Wireless technology is everywhere and digital wireless is the new, hot term in the security industry. Let’s take a look at the wireless devices available today and some of the benefits and differences of each type.
Analog wireless technology has been around for over a decade. Analog wireless devices are inexpensive and easy to use. Overall, analog wireless devices have the smoothest and most crisp video signal of the various types of wireless security devices, yet are limited by number of video channels and are vulnerable to signal interference—particularly Wi-Fi.
Digital wireless is an up and coming technology. Similar in form factor to analog wireless, digital wireless devices accept an analog video input, convert the signal into a digital wireless RF signal (radio frequency is a rate of oscillation, which corresponds to the frequency of radio waves), and then convert it back to an analog video output.
Therefore, they are compatible with virtually any analog security system.
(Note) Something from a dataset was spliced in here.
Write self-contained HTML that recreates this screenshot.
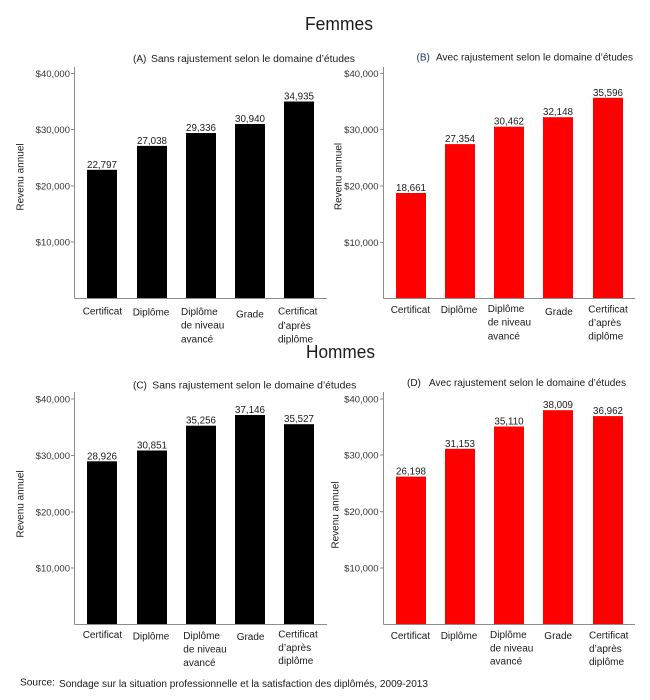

The difference is, like a cell phone, the RF signal is much less vulnerable to outside interference such as Wi-Fi or Bluetooth. Digital wireless signals are also almost impossible to locate with a wireless video detector, adding to system security.
Digital wireless devices generally have many more channels so you can use more of them in close proximity to each other. However, with digital wireless devices you may occasionally see video hiccups and freezing in the motion, much like satellite TV during a storm, or digital cable.
The IP video market has exploded in recent years and shows no sign of slowing down. Much like a computer network, IP cameras send their video in a pure digital stream, accessed by a network IP address. However, network cables have a theoretical limit to their length (328 ft) and though there are ways to extend that, there are still situations where you need more distance.
A wireless IP device, also sometimes known as an access point, takes the digital IP signal out of the camera by way of a cat-5 cable, and sends it wirelessly to another access point, which in turn is connected to a network video recorder. The advantage is the signal remains in digital form throughout the entire process, maintaining extremely high video signal quality and ensuring data integrity.
Wireless access points allow you to send multiple camera signals back to a single receiver, which helps reduce overall system cost. And since wireless access points have higher power limits than analog or digital wireless devices, they can transmit over much longer distances. There are also several layers of passwords and encryption, giving you some of the best in system security.
A wireless sensor allows you to send an on/off signal back to a DVR with alarm contact inputs. There is no video transmission, just a signal that an event has taken place. The transmission is analog, but the signal only lasts for a split second. It is higher powered, so the signal can travel over great distances.
The application is typically a motion sensor at a front gate that triggers a DVR back at the house to begin recording, or to expand a specific camera up to full screen. They are useful for notifications of specific physical events and are helpful in situations where video motion detection might not be accurate enough.